## start DATA EXCERPT
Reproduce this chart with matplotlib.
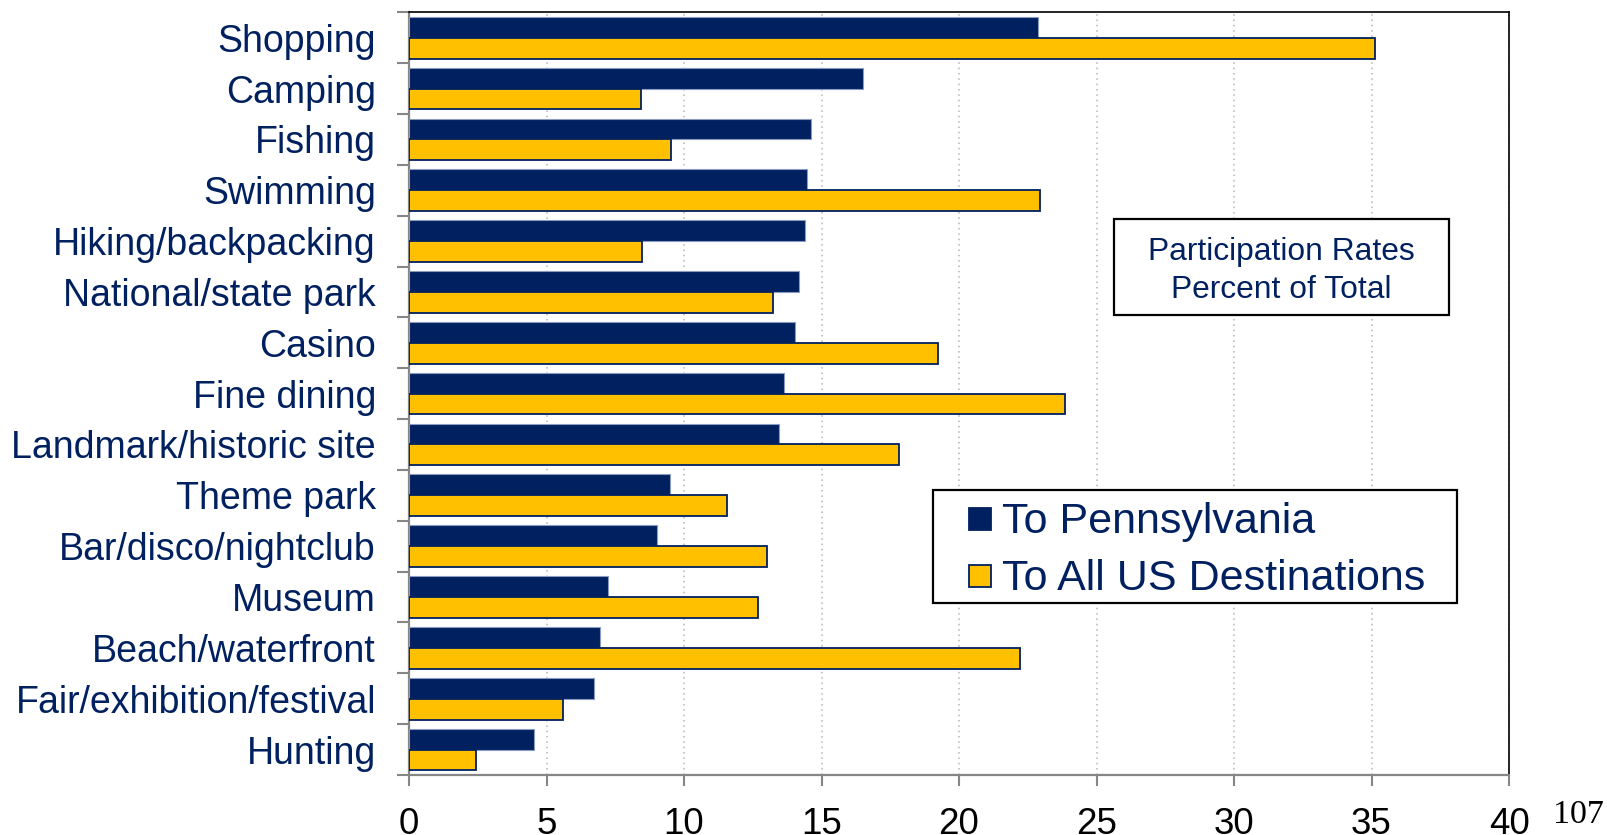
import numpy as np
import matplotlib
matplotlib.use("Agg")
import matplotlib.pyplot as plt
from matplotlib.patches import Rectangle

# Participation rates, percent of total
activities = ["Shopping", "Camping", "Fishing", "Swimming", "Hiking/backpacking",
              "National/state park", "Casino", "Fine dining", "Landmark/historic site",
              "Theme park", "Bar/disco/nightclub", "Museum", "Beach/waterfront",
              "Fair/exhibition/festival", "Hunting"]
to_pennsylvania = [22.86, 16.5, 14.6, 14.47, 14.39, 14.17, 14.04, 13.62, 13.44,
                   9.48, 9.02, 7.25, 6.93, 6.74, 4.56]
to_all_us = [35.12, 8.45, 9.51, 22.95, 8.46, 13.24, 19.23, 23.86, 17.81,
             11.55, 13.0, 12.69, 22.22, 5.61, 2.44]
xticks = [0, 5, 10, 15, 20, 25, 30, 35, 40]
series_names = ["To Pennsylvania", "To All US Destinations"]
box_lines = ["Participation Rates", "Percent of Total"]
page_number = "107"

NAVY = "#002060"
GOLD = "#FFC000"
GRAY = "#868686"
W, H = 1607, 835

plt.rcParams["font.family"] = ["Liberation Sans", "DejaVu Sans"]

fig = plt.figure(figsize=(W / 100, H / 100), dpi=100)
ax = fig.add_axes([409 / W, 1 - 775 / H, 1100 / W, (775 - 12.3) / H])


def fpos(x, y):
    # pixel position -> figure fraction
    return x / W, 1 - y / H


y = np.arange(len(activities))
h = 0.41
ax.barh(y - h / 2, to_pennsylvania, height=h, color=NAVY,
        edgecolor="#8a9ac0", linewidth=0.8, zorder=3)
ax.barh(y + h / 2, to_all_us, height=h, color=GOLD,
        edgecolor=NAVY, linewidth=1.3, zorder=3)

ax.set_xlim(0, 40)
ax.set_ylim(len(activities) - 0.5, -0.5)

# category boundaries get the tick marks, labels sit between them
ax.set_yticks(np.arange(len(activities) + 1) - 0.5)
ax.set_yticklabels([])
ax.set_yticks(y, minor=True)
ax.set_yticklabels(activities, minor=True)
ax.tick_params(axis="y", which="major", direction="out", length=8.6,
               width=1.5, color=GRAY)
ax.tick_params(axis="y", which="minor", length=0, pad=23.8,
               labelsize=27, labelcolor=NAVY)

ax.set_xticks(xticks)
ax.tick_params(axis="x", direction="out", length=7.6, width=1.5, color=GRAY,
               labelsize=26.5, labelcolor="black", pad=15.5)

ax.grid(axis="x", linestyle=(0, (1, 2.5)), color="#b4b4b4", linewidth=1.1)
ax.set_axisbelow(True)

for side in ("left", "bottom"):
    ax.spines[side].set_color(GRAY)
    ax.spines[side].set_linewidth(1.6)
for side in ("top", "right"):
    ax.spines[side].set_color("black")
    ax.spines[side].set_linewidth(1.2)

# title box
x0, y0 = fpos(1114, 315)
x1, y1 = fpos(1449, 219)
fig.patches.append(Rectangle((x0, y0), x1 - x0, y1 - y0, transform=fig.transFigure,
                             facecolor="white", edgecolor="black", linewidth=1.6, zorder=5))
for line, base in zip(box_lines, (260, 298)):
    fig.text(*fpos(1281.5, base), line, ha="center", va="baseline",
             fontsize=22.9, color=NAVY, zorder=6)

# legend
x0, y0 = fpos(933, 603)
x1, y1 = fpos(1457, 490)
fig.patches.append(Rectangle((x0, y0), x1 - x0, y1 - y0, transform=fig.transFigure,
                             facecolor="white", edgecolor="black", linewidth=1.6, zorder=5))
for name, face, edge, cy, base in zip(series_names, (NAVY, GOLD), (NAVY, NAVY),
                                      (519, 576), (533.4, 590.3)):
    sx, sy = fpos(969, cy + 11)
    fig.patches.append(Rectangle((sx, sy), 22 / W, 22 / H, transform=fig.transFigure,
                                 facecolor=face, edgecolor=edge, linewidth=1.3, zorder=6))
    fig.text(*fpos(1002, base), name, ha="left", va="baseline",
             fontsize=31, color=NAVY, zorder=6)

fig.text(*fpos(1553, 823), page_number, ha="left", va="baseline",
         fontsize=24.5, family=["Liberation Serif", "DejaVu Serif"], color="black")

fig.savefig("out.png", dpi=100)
## end DATA EXCERPT
== WHAT YOU NEED TO DO ==
Set down all the data again exactly as above, pictures excluded.

== FINISHED ANSWER ==
Reproduce this chart with matplotlib.
import numpy as np
import matplotlib
matplotlib.use("Agg")
import matplotlib.pyplot as plt
from matplotlib.patches import Rectangle

# Participation rates, percent of total
activities = ["Shopping", "Camping", "Fishing", "Swimming", "Hiking/backpacking",
              "National/state park", "Casino", "Fine dining", "Landmark/historic site",
              "Theme park", "Bar/disco/nightclub", "Museum", "Beach/waterfront",
              "Fair/exhibition/festival", "Hunting"]
to_pennsylvania = [22.86, 16.5, 14.6, 14.47, 14.39, 14.17, 14.04, 13.62, 13.44,
                   9.48, 9.02, 7.25, 6.93, 6.74, 4.56]
to_all_us = [35.12, 8.45, 9.51, 22.95, 8.46, 13.24, 19.23, 23.86, 17.81,
             11.55, 13.0, 12.69, 22.22, 5.61, 2.44]
xticks = [0, 5, 10, 15, 20, 25, 30, 35, 40]
series_names = ["To Pennsylvania", "To All US Destinations"]
box_lines = ["Participation Rates", "Percent of Total"]
page_number = "107"

NAVY = "#002060"
GOLD = "#FFC000"
GRAY = "#868686"
W, H = 1607, 835

plt.rcParams["font.family"] = ["Liberation Sans", "DejaVu Sans"]

fig = plt.figure(figsize=(W / 100, H / 100), dpi=100)
ax = fig.add_axes([409 / W, 1 - 775 / H, 1100 / W, (775 - 12.3) / H])


def fpos(x, y):
    # pixel position -> figure fraction
    return x / W, 1 - y / H


y = np.arange(len(activities))
h = 0.41
ax.barh(y - h / 2, to_pennsylvania, height=h, color=NAVY,
        edgecolor="#8a9ac0", linewidth=0.8, zorder=3)
ax.barh(y + h / 2, to_all_us, height=h, color=GOLD,
        edgecolor=NAVY, linewidth=1.3, zorder=3)

ax.set_xlim(0, 40)
ax.set_ylim(len(activities) - 0.5, -0.5)

# category boundaries get the tick marks, labels sit between them
ax.set_yticks(np.arange(len(activities) + 1) - 0.5)
ax.set_yticklabels([])
ax.set_yticks(y, minor=True)
ax.set_yticklabels(activities, minor=True)
ax.tick_params(axis="y", which="major", direction="out", length=8.6,
               width=1.5, color=GRAY)
ax.tick_params(axis="y", which="minor", length=0, pad=23.8,
               labelsize=27, labelcolor=NAVY)

ax.set_xticks(xticks)
ax.tick_params(axis="x", direction="out", length=7.6, width=1.5, color=GRAY,
               labelsize=26.5, labelcolor="black", pad=15.5)

ax.grid(axis="x", linestyle=(0, (1, 2.5)), color="#b4b4b4", linewidth=1.1)
ax.set_axisbelow(True)

for side in ("left", "bottom"):
    ax.spines[side].set_color(GRAY)
    ax.spines[side].set_linewidth(1.6)
for side in ("top", "right"):
    ax.spines[side].set_color("black")
    ax.spines[side].set_linewidth(1.2)

# title box
x0, y0 = fpos(1114, 315)
x1, y1 = fpos(1449, 219)
fig.patches.append(Rectangle((x0, y0), x1 - x0, y1 - y0, transform=fig.transFigure,
                             facecolor="white", edgecolor="black", linewidth=1.6, zorder=5))
for line, base in zip(box_lines, (260, 298)):
    fig.text(*fpos(1281.5, base), line, ha="center", va="baseline",
             fontsize=22.9, color=NAVY, zorder=6)

# legend
x0, y0 = fpos(933, 603)
x1, y1 = fpos(1457, 490)
fig.patches.append(Rectangle((x0, y0), x1 - x0, y1 - y0, transform=fig.transFigure,
                             facecolor="white", edgecolor="black", linewidth=1.6, zorder=5))
for name, face, edge, cy, base in zip(series_names, (NAVY, GOLD), (NAVY, NAVY),
                                      (519, 576), (533.4, 590.3)):
    sx, sy = fpos(969, cy + 11)
    fig.patches.append(Rectangle((sx, sy), 22 / W, 22 / H, transform=fig.transFigure,
                                 facecolor=face, edgecolor=edge, linewidth=1.3, zorder=6))
    fig.text(*fpos(1002, base), name, ha="left", va="baseline",
             fontsize=31, color=NAVY, zorder=6)

fig.text(*fpos(1553, 823), page_number, ha="left", va="baseline",
         fontsize=24.5, family=["Liberation Serif", "DejaVu Serif"], color="black")

fig.savefig("out.png", dpi=100)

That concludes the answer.